Cahit Külebi...
Ölüm yıldönümü bugün Cahit Külebi’nin... Cumhuriyet’e ve Türkçe’ye emek veren, öz katan, söz katan bir şairimizdi O.
Ortaokuldaydım onun “hikâyesi”ni, Türkçe öğretmenim Yılmaz Çetiner’den duyduğumda. Sonra sonra anladım ki o şiir dillerdeydi o yıllarda ve nice yıllar dillerde kalacaktı. Ve sonra sonra öğrendim ki, eşine yazmıştı koca şair bu şiiri.
Bir hatırlayalım mı o yalın ama anlam derinlikli dizeleri:
“Senin dudakların pembe/Ellerin beyaz//Al tut ellerimi bebek/Tut biraz!
Benim doğduğum köylerde/Ceviz ağaçları yoktu,/Ben bu yüzden serinliğe hasretim/Okşa biraz!
Benim doğduğum köylerde/Buğday tarlaları yoktu,/Dağıt saçlarını bebek/Savur biraz!
Benim doğduğum köyleri/Akşamları eşkıyalar basardı./Ben bu yüzden yalnızlığı hiç sevmem/Konuş biraz!
Benim doğduğum köylerde/Kuzey rüzgârları eserdi/Ve bu yüzden dudaklarım çatlaktır/Öp biraz!
Sen Türkiye gibi aydınlık ve güzelsin!/Benim doğduğum köyler de güzeldi,/Sen de anlat doğduğun yerleri/Anlat biraz!”
Ve Kop Dağı’ndaki o çeşme... Cahit Külebi’nin “Atatürk Kurtuluş Savaşında” adlı destanındaki dizelerle farklı bir gözle görür olmuştum o çeşmeyi.
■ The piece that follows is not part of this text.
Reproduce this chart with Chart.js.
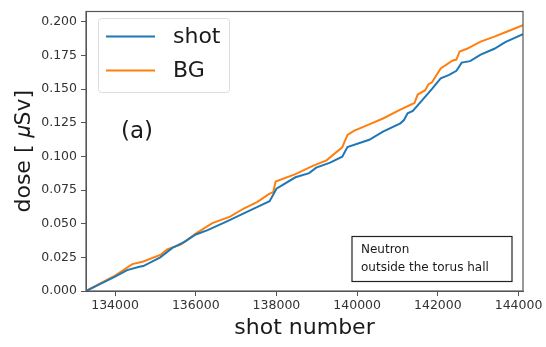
<!DOCTYPE html>
<html>
<head>
<meta charset="utf-8">
<script src="https://cdn.jsdelivr.net/npm/chart.js@4/dist/chart.umd.min.js"></script>
<style>
  html, body { margin: 0; padding: 0; background: #fff; }
  #wrap { width: 546px; height: 347px; }
</style>
</head>
<body>
<div id="wrap"><canvas id="doseChart" width="546" height="347"></canvas></div>
<script>
const shotX = [133280, 134000, 134300, 134600, 134700, 135120, 135420, 135720, 136000, 136280, 136760, 137190, 137530, 137830, 138000, 138470, 138810, 138985, 139330, 139630, 139760, 140300, 140640, 141070, 141160, 141250, 141380, 141640, 141850, 142070, 142280, 142460, 142590, 142800, 143060, 143400, 143670, 144110];
const shotDose = [0, 0.0107, 0.0155, 0.018, 0.0185, 0.025, 0.032, 0.0365, 0.042, 0.045, 0.0516, 0.0577, 0.0625, 0.0667, 0.076, 0.0845, 0.0876, 0.0917, 0.0954, 0.0998, 0.107, 0.1124, 0.1185, 0.1246, 0.127, 0.132, 0.1338, 0.1428, 0.150, 0.158, 0.1606, 0.1636, 0.1697, 0.1708, 0.1757, 0.180, 0.1849, 0.1908];

const bgX = [133280, 134000, 134430, 134700, 135120, 135290, 135630, 136000, 136410, 136850, 137190, 137530, 137830, 137920, 137980, 138470, 138900, 139240, 139630, 139760, 139930, 140300, 140640, 141070, 141420, 141500, 141680, 141770, 141850, 142070, 142370, 142460, 142540, 142720, 143060, 143400, 143750, 144110];
const bgDose = [0, 0.0114, 0.020, 0.0219, 0.0268, 0.0309, 0.0345, 0.0426, 0.0504, 0.0552, 0.0613, 0.0662, 0.0723, 0.0735, 0.0813, 0.0869, 0.093, 0.0971, 0.1068, 0.116, 0.1192, 0.1238, 0.1282, 0.1348, 0.1397, 0.146, 0.149, 0.1537, 0.155, 0.1654, 0.1713, 0.172, 0.178, 0.180, 0.1853, 0.189, 0.1932, 0.1976];

const seriesNames = ['shot', 'BG'];
const seriesColors = ['#1f77b4', '#ff7f0e'];
const xTicks = [134000, 136000, 138000, 140000, 142000, 144000];
const yTicks = [0, 0.025, 0.05, 0.075, 0.1, 0.125, 0.15, 0.175, 0.2];

const fontFamily = '"DejaVu Sans", sans-serif';

const toPoints = (xs, ys) => xs.map((x, i) => ({ x, y: ys[i] }));

// frame, in-plot legend, panel label and note box
const overlay = {
  id: 'overlay',
  afterDraw(chart) {
    const ctx = chart.ctx;
    const a = chart.chartArea;
    ctx.save();
    ctx.strokeStyle = '#555';
    ctx.lineWidth = 1.2;
    ctx.strokeRect(a.left, a.top, a.right - a.left, a.bottom - a.top);

    // legend
    ctx.fillStyle = 'rgba(255,255,255,0.8)';
    ctx.strokeStyle = '#ddd';
    ctx.lineWidth = 1;
    ctx.beginPath();
    ctx.roundRect(98.5, 18.5, 131, 74, 3);
    ctx.fill();
    ctx.stroke();
    ctx.font = '22px ' + fontFamily;
    ctx.textBaseline = 'middle';
    seriesNames.forEach((name, i) => {
      const y = 36.5 + i * 34;
      ctx.strokeStyle = seriesColors[i];
      ctx.lineWidth = 2;
      ctx.beginPath();
      ctx.moveTo(106, y);
      ctx.lineTo(155, y);
      ctx.stroke();
      ctx.fillStyle = '#1a1a1a';
      ctx.fillText(name, 173, y + 1);
    });

    // panel label
    ctx.font = '23px ' + fontFamily;
    ctx.fillStyle = '#1a1a1a';
    ctx.fillText('(a)', 121, 132);

    // note box
    ctx.strokeStyle = '#222';
    ctx.lineWidth = 1.2;
    ctx.strokeRect(352, 236.5, 160, 45);
    ctx.font = '12px ' + fontFamily;
    ctx.fillStyle = '#1a1a1a';
    ctx.fillText('Neutron', 361, 250);
    ctx.fillText('outside the torus hall', 361, 268);
    ctx.restore();
  }
};

new Chart(document.getElementById('doseChart'), {
  type: 'scatter',
  data: {
    datasets: [
      { label: seriesNames[0], data: toPoints(shotX, shotDose), borderColor: seriesColors[0], backgroundColor: seriesColors[0], showLine: true, pointRadius: 0, borderWidth: 2, tension: 0 },
      { label: seriesNames[1], data: toPoints(bgX, bgDose), borderColor: seriesColors[1], backgroundColor: seriesColors[1], showLine: true, pointRadius: 0, borderWidth: 2, tension: 0 }
    ]
  },
  options: {
    responsive: false,
    animation: false,
    layout: { padding: { top: 6, right: 23, left: 0, bottom: 0 } },
    plugins: { legend: { display: false }, tooltip: { enabled: false } },
    scales: {
      x: {
        type: 'linear',
        min: 133280,
        max: 144110,
        afterBuildTicks: (axis) => { axis.ticks = xTicks.map(v => ({ value: v })); },
        afterFit: (axis) => { axis.height = 56; },
        ticks: { color: '#333', font: { family: fontFamily, size: 12.5 }, padding: 2, maxRotation: 0, callback: v => String(v) },
        grid: { display: true, drawOnChartArea: false, drawTicks: true, tickLength: 5, color: '#555' },
        border: { display: true, color: '#555' },
        title: { display: true, text: 'shot number', color: '#1a1a1a', font: { family: fontFamily, size: 22 }, padding: { top: 0, bottom: 6 } }
      },
      y: {
        min: 0,
        max: 0.2077,
        afterBuildTicks: (axis) => { axis.ticks = yTicks.map(v => ({ value: v })); },
        afterFit: (axis) => { axis.width = 86; },
        ticks: { color: '#333', font: { family: fontFamily, size: 12.5 }, padding: 4, callback: v => v.toFixed(3) },
        grid: { display: true, drawOnChartArea: false, drawTicks: true, tickLength: 5, color: '#555' },
        border: { display: true, color: '#555' },
        title: { display: true, text: 'dose [ 𝜇Sv]', color: '#1a1a1a', font: { family: fontFamily, size: 22 }, padding: { top: 11, bottom: 0 } }
      }
    }
  },
  plugins: [overlay]
});
</script>
</body>
</html>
Hâlâ da ne zaman ata yurdum Bayburt’a gidecek olsam, o dizelerle “okunmuş su” konumuna gelen sudan içerim ve okurum o destandan:
“Bu toprak bizim yurdumuzdur!/Deli gönül yücesine çıkar!//Bir üveyik olur uçar gider./Ardahan’dan Edirne’ye /Edirne’den Ardahan’a kadar.
Kop Dağı’nda akar bir çeşme var//Serçe parmak kalınlığında suyu/Haram etmiş gece gündüz uykuyu/Akar da akar.”
Bu şiirin şu kümesini de İzmir’e yolum düştüğünde okurum:
“Savaştepe köprüsünden geçen trenler
Sel olur İzmir’e akar,
İzmir’in denizi kız, kızı deniz
Sokakları hem kız, hem deniz kokar.”
Devam edelim o destana, o destanın bir yeri vardır ki, “Milliyetçilik” kokar, “Tam Bağımsızlık” kokar, “Mustafa Kemal” utkusunun ve istencinin tarifesi çıkar:
“Biz biliriz bizim işlerimizi/İşimiz kimseden sorulmamıştır./Kılıçla, mızrakla, topla, tüfekle/Başımız bir kere eğilmemiştir.
Kuzumuz var, yaylalarda meleşir/Çeşmemiz var, gece gündüz söyleşir/Yazımız var, pehlivanlar güreşir/Bu toprağa kimse girememiştir.
Davranı da deli gönül davranı!/Kemal Paşa dinlemiyor fermanı!/Anası, bacası, kızı kızanı/Bizim gibi millet görülmemiştir.”
Külebi “Açık” adlı şiirinde “açık” etmişti hâlini dostlarına, ülkesine, cümle âleme. En sevdiğim şiirlerinden biridir, onunla bitireyim:
“Biz hep açık konuştuk//Gökyüzünden maviydi sözlerimiz./Sığ bataklarda değildik, kuşlar gibiydik/
Uçarıydık./Gözlerimizde/Şavkıyan parıltılar gibiydik.
Biz iyiye iyi, güzele güzel dedik/Masallardan çekerdik mısraları, tülbent gibi./Yalnız, şiirlerde yalan söylemezdik/Umutlarımızda, hayallerimizde de yalancı değildik.
Biz buğday tarlalarında buğday/Ağu yeşili bahçelerde ot,/Trenlerde düdük sesiydik./Yıldızlara çobandık, değirmenlere su/Bozkırlara bulut gölgesiydik.
Seller aktı gitti. Biz kaldık/Bulutlar uçtu gökyüzünden/Rüzgârlar darmadağın etti/Ne bahçesinden hayır var, ne güzünden./Akıl da bulutlar gibi çekip gitti.
Nerden bilirdik, çalışmaktan/Kocayacağını sevgililerin/Yaşamanın güzelliği kadar/Hoyratlığını, bezginliğini...
Biz kaldık, koyup gitti bahar/Her şeyi nerden bilirdik.”